--- START DATA BLOCK ---

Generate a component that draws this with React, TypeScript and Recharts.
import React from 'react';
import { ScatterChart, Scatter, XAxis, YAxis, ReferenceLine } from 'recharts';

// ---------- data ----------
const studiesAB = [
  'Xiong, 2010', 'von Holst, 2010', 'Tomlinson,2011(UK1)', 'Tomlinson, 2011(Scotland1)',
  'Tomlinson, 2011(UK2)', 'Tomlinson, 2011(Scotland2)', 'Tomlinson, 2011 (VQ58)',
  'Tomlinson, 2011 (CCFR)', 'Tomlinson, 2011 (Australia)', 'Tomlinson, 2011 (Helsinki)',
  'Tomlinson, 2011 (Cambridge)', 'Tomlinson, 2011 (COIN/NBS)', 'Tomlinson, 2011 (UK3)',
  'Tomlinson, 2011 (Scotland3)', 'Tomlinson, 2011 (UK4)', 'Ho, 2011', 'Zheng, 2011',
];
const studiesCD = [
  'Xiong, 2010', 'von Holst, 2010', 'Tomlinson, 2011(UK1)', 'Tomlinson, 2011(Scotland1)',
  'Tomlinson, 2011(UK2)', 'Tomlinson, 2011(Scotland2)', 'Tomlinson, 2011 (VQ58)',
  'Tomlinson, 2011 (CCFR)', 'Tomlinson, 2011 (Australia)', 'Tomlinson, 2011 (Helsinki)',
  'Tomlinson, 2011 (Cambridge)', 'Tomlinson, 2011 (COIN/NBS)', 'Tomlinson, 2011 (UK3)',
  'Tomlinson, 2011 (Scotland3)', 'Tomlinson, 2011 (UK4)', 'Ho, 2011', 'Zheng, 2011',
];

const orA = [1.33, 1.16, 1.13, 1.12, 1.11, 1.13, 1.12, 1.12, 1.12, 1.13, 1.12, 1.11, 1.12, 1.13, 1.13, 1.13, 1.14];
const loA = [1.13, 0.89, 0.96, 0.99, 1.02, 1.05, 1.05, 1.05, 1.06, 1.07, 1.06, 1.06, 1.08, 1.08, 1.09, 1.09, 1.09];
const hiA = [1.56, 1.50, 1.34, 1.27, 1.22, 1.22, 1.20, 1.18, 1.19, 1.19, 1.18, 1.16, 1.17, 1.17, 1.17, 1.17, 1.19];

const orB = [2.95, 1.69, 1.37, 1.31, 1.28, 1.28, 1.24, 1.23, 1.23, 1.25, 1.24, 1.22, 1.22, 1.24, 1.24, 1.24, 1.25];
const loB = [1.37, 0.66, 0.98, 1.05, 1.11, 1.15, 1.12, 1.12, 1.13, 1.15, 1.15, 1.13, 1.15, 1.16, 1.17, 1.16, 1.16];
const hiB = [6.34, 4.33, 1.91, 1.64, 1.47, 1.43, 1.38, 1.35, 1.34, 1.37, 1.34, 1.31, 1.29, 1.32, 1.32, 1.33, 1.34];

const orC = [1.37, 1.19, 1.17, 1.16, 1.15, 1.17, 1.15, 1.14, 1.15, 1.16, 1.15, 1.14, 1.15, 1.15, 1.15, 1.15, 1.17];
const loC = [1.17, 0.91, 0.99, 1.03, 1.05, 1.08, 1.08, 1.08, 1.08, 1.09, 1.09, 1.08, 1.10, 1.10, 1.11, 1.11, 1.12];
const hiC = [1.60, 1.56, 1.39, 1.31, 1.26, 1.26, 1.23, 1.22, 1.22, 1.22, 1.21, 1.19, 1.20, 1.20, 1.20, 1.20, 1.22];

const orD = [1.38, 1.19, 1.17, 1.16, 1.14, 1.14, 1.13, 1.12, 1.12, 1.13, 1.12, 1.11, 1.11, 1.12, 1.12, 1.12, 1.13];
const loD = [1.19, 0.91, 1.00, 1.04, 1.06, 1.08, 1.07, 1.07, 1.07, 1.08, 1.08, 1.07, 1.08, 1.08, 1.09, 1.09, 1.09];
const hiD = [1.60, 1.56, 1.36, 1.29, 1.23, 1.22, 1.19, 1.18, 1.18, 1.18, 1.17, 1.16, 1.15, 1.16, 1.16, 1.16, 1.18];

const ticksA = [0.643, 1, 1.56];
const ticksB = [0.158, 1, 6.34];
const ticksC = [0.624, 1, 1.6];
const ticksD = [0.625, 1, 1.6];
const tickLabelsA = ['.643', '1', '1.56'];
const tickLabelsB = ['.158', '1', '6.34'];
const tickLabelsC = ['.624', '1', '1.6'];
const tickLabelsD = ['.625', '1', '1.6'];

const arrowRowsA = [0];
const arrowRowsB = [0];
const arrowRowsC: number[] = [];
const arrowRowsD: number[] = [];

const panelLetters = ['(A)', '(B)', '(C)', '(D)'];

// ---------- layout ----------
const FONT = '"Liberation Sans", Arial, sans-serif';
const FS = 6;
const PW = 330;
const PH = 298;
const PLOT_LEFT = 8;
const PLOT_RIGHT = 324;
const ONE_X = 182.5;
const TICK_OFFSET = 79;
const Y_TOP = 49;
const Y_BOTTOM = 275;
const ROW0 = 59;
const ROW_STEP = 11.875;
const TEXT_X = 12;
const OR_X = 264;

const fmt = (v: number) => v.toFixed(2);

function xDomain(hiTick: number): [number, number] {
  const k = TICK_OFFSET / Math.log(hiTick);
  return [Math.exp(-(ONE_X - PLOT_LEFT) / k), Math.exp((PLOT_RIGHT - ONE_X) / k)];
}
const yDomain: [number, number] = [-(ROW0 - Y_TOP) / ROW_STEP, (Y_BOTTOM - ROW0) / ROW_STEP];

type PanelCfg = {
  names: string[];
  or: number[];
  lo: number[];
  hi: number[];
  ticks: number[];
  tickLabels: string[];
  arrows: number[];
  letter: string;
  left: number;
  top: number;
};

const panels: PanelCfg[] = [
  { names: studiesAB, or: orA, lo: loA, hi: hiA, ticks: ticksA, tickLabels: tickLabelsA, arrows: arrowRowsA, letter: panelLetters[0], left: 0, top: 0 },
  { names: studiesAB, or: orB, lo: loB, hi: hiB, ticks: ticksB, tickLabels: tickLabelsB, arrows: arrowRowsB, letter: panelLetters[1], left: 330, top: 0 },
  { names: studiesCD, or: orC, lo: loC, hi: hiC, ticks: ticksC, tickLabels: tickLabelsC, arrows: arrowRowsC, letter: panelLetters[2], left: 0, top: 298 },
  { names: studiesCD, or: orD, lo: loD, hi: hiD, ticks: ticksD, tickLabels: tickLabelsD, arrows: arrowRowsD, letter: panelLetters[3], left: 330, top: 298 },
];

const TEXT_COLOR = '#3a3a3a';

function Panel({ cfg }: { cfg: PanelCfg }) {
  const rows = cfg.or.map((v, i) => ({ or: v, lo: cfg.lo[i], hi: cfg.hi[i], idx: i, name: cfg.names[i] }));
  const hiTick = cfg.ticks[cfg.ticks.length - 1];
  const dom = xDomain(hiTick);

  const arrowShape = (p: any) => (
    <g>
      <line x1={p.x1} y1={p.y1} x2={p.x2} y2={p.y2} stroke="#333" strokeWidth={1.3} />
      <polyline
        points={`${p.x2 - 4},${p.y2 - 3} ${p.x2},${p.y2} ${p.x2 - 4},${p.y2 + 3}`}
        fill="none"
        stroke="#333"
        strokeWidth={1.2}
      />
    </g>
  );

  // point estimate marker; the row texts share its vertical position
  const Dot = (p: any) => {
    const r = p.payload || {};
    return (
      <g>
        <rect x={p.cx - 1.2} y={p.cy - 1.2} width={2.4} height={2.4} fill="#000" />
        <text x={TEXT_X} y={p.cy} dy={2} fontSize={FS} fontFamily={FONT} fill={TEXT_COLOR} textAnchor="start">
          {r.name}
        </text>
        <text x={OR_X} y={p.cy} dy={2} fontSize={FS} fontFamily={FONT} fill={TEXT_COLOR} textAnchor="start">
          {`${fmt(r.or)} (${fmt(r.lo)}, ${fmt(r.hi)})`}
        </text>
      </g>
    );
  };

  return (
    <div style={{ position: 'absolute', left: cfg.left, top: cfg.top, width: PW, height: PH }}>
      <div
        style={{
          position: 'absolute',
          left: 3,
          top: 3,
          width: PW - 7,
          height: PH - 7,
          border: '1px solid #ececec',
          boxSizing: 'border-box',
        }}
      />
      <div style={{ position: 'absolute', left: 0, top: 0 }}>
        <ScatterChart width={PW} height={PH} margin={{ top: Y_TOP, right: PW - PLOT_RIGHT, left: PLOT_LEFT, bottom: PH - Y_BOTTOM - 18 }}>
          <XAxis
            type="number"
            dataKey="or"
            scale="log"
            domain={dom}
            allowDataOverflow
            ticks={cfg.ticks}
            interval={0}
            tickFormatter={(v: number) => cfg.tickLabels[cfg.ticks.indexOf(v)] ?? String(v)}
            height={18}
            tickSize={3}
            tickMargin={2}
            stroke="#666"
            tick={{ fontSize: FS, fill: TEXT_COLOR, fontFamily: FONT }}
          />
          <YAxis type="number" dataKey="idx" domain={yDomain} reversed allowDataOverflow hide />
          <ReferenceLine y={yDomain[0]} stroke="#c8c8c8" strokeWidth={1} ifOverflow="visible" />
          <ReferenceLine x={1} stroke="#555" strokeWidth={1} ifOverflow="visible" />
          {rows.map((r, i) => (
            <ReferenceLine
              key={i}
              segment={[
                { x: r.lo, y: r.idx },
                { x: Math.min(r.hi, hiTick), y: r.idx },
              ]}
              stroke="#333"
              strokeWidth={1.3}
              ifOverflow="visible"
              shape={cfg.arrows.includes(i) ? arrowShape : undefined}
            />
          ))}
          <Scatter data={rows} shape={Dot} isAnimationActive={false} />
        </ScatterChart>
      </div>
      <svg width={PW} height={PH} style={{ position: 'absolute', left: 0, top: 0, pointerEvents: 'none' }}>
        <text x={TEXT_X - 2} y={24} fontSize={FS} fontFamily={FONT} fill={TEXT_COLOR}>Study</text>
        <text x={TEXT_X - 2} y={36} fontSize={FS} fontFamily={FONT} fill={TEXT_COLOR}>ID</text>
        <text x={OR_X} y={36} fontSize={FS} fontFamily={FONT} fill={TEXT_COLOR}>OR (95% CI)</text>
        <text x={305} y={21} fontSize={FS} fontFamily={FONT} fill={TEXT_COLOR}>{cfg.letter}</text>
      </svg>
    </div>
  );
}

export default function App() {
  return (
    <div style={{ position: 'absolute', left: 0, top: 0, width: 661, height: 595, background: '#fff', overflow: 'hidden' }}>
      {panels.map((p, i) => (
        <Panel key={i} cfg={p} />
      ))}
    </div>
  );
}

--- END DATA BLOCK ---

Write down again the exact lines running from the beginning of the data to the line containing "XAxis, YAxis, ReferenceLine", with both ends included.

Generate a component that draws this with React, TypeScript and Recharts.
import React from 'react';
import { ScatterChart, Scatter, XAxis, YAxis, ReferenceLine } from 'recharts';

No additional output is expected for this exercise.